I see, though, that when I set the camera for 3 MP, the view at the wide angle lens setting is every bit as wide as it is for 8 MP. So, that’s not the way to think of it.
If there’s some kind of subsampling that is refigured at each viewfinder refresh cycle during a high speed or low speed zoom, and it is all sort of spliced together, well, they made it surprisingly smooth.
Whatever they did increases the zoom range, the apparent focal length at the long end divided by the apparent focal length at the short end.
So does “digital zoom”, but in a way that is obviously pieced together and klunky.
At this point I’m mostly just curious about what they did, and also wishing I wasn’t confused about how digicams zoom. Smooth or not, I can’t really say this isn’t just a trick.
The most important thing I haven’t tried is looking at saved images on the PC.

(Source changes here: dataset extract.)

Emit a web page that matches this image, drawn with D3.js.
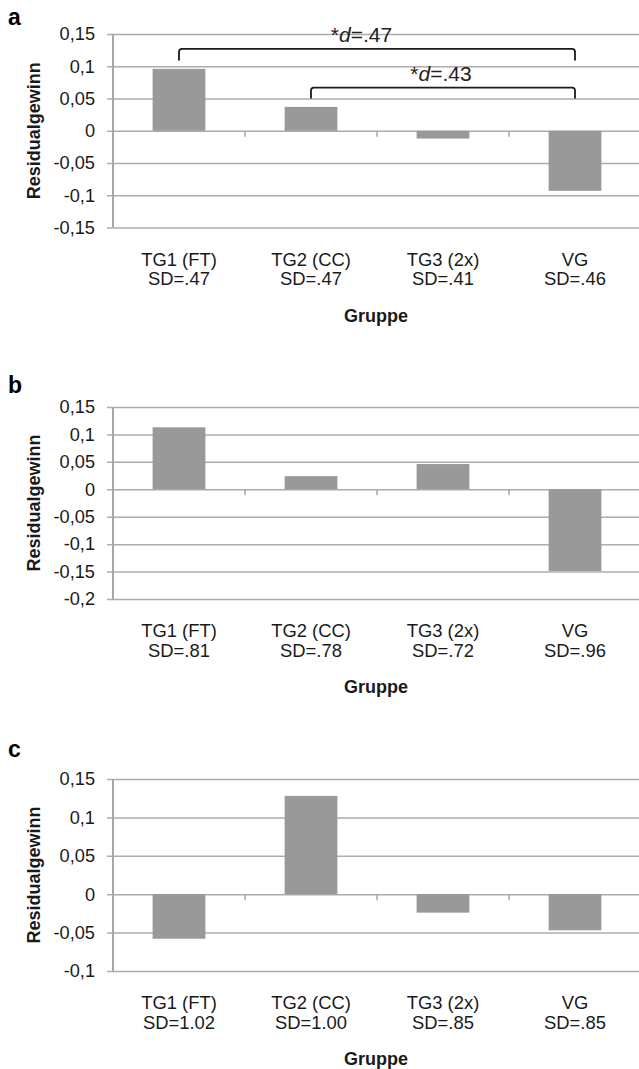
<!DOCTYPE html>
<html>
<head>
<meta charset="utf-8">
<script src="https://cdn.jsdelivr.net/npm/d3@7"></script>
<style>
  html, body { margin: 0; padding: 0; background: #fff; }
  svg { display: block; font-family: "Liberation Sans", Arial, sans-serif; }
</style>
</head>
<body>
<div id="chart"></div>
<script>
// categories + values
var groups = ["TG1 (FT)", "TG2 (CC)", "TG3 (2x)", "VG"];

var sdA = [".47", ".47", ".41", ".46"];
var sdB = [".81", ".78", ".72", ".96"];
var sdC = ["1.02", "1.00", ".85", ".85"];

var valuesA = [0.096, 0.037, -0.012, -0.093];
var valuesB = [0.113, 0.024, 0.046, -0.149];
var valuesC = [-0.058, 0.128, -0.024, -0.047];

var ticksA = [-0.15, -0.1, -0.05, 0, 0.05, 0.1, 0.15];
var ticksB = [-0.2, -0.15, -0.1, -0.05, 0, 0.05, 0.1, 0.15];
var ticksC = [-0.1, -0.05, 0, 0.05, 0.1, 0.15];

// significance brackets (panel a only)
var bracketsA = [
  {from: "TG1 (FT)", to: "VG", level: 0.127, foot: 0.109, d: ".47"},
  {from: "TG2 (CC)", to: "VG", level: 0.067, foot: 0.05, d: ".43"}
];

var W = 639, H = 1069;
var left = 113, right = 641;

var svg = d3.select("#chart").append("svg")
  .attr("width", W)
  .attr("height", H);

var fmt = d3.formatLocale({decimal: ",", thousands: ".", grouping: [3], currency: ["", ""], minus: "-"}).format("~g");

var x = d3.scaleBand().domain(groups).range([left, right]).padding(0);

function drawPanel(cfg){
  var g = svg.append("g");

  var y = d3.scaleLinear()
    .domain([cfg.ticks[0], cfg.ticks[cfg.ticks.length - 1]])
    .range([cfg.bottom, cfg.top]);

  // panel letter
  g.append("text")
    .attr("x", 8)
    .attr("y", cfg.letterY)
    .attr("font-size", 23)
    .attr("font-weight", "bold")
    .text(cfg.letter);

  // gridlines + tick labels
  var ax = g.append("g")
    .attr("transform", "translate(" + left + ",0)")
    .call(d3.axisLeft(y).tickValues(cfg.ticks).tickFormat(fmt).tickSize(6).tickPadding(12));
  ax.select(".domain").remove();
  ax.selectAll(".tick line")
    .attr("x1", -6)
    .attr("x2", right - left)
    .attr("stroke", "#acacac")
    .attr("stroke-width", 1.5);
  ax.selectAll(".tick text")
    .attr("font-size", 18.2)
    .attr("fill", "#1a1a1a")
    .attr("font-family", "Liberation Sans, Arial, sans-serif");

  // bars
  g.selectAll("rect.bar")
    .data(cfg.values)
    .join("rect")
    .attr("class", "bar")
    .attr("x", (d, i) => x(groups[i]) + x.bandwidth() * 0.3)
    .attr("width", x.bandwidth() * 0.4)
    .attr("y", d => y(Math.max(0, d)))
    .attr("height", d => Math.abs(y(d) - y(0)))
    .attr("fill", "#999999");

  // y axis line
  g.append("line")
    .attr("x1", left).attr("x2", left)
    .attr("y1", cfg.top).attr("y2", cfg.bottom)
    .attr("stroke", "#a6a6a6")
    .attr("stroke-width", 2);

  // category ticks on the zero line
  g.selectAll("line.ctick")
    .data(groups.slice(1))
    .join("line")
    .attr("class", "ctick")
    .attr("x1", d => x(d)).attr("x2", d => x(d))
    .attr("y1", y(0)).attr("y2", y(0) + 6)
    .attr("stroke", "#a6a6a6")
    .attr("stroke-width", 1.5);

  // category labels
  var lab = g.selectAll("text.cat")
    .data(groups)
    .join("text")
    .attr("class", "cat")
    .attr("text-anchor", "middle")
    .attr("font-size", 18.4)
    .attr("fill", "#1a1a1a");
  lab.append("tspan")
    .attr("x", d => x(d) + x.bandwidth() / 2)
    .attr("y", cfg.bottom + 38)
    .text(d => d);
  lab.append("tspan")
    .attr("x", d => x(d) + x.bandwidth() / 2)
    .attr("y", cfg.bottom + 57.5)
    .text((d, i) => "SD=" + cfg.sd[i]);

  // x title
  g.append("text")
    .attr("x", (left + right) / 2 - 1)
    .attr("y", cfg.bottom + 94)
    .attr("text-anchor", "middle")
    .attr("font-size", 18)
    .attr("font-weight", "bold")
    .attr("fill", "#1a1a1a")
    .text("Gruppe");

  // y title
  g.append("text")
    .attr("transform", "translate(40," + ((cfg.top + cfg.bottom) / 2) + ") rotate(-90)")
    .attr("text-anchor", "middle")
    .attr("font-size", 18)
    .attr("font-weight", "bold")
    .attr("fill", "#1a1a1a")
    .text("Residualgewinn");

  // brackets
  var shift = [-15.5, -2];
  (cfg.brackets || []).forEach(function(b, i){
    var x1 = x(b.from) + x.bandwidth() / 2,
        x2 = x(b.to) + x.bandwidth() / 2,
        yh = y(b.level),
        yf = y(b.foot),
        r = 3;
    g.append("path")
      .attr("d", "M" + x1 + "," + yf + "L" + x1 + "," + (yh + r) +
        "Q" + x1 + "," + yh + " " + (x1 + r) + "," + yh +
        "L" + (x2 - r) + "," + yh +
        "Q" + x2 + "," + yh + " " + x2 + "," + (yh + r) +
        "L" + x2 + "," + yf)
      .attr("fill", "none")
      .attr("stroke", "#1a1a1a")
      .attr("stroke-width", 1.8);
    var t = g.append("text")
      .attr("x", (x1 + x2) / 2 + shift[i])
      .attr("y", yh - 7)
      .attr("text-anchor", "middle")
      .attr("font-size", 21)
      .attr("fill", "#222");
    t.append("tspan").text("*");
    t.append("tspan").attr("font-style", "italic").text("d");
    t.append("tspan").text("=" + b.d);
  });
}

drawPanel({letter: "a", letterY: 25, top: 34, bottom: 227.6, ticks: ticksA, values: valuesA, sd: sdA, brackets: bracketsA});
drawPanel({letter: "b", letterY: 393, top: 407, bottom: 599, ticks: ticksB, values: valuesB, sd: sdB});
drawPanel({letter: "c", letterY: 757, top: 779, bottom: 971, ticks: ticksC, values: valuesC, sd: sdC});
</script>
</body>
</html>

What you need to keep in mind is that most digital cameras use a monochromatic CCD/CMOS sensor with a color filter on each pixel. Most common arrangement of color filters is called Bayer and look like this
...
... R G R G R G R G ...
... G B G B G B G B ...
... R G R G R G R G ...
...
So you have 8 million pixels. 4 million green, 2 million red and 2 million blue pixels. To produce your final image, the two missing color components per pixel need to be interpolated. Then your image is scaled to the desired size, and converted to YUV color space for JPEG compression. Depending on the DSP, algorithms, etc. different steps can be combined in different ways with all sorts of processing before, during and after.
If you think of this in terms of input and output geometries for the scaling step,
you will see that setting the output geometry to 3MP still allows you to use the whole wide 8MP input.
In these terms, consider these examples:
Normal = Lens: Wide, Scaler Input: 8MP, Scaler Output: 8MP
Optical zoom = Lens: Zoomed, Scaler Input: 8MP, Scaler Output: 8MP
Digital zoom = Lens: Zoomed, Scaler Input: 3MP, Scaler Output: 8MP
Extended optical zoom = Lens: Zoomed, Scaler Input: 3MP, Scaler Output: 3MP
Edit: I think the point of my ramble is that due to inherent interpolation and colorspace conversion, your image is always in some sense ‘scaled’ even if the size is not changed, so if you think of scaling as something that always happens but with different parameters, it’s easier to understand.
>think of scaling as something that always happens but with different parameters
How universally true is this with digicams? Is it the case with RAW output? How about if your camera has the kind of sensor with multiple layers so each pixel has three values read (the Foveon, Foveon 1/1.8" X3 Image Sensor: Digital Photography Review)? How about if, like my first digicam, there are advanced instructions for re-reading the sensor to remap bad pixels?
Not universally true, and it depends on how you define scaling and what you group with it. I consider Bayer interpolation to be equivalent to scaling.
If the RAW output is unchanged in size and uncompressed (or compressed losslessly), then no it is not scaled.
They do not require any interpolation, but they still may do it. However, if you are saving into any format that uses non-RGB colorspace (say a YUV422 JPEG), then even though the image is not scaled, some information is still discarded in the colorspace transform. The color-space transform does not have to be a per-pixel filter or even distinct from the scaling algorithm either.
Depending on how advanced the defective pixel algorithm is, it will have to interpolate away the bad pixels before applying any scaling (or as part of applying scaling).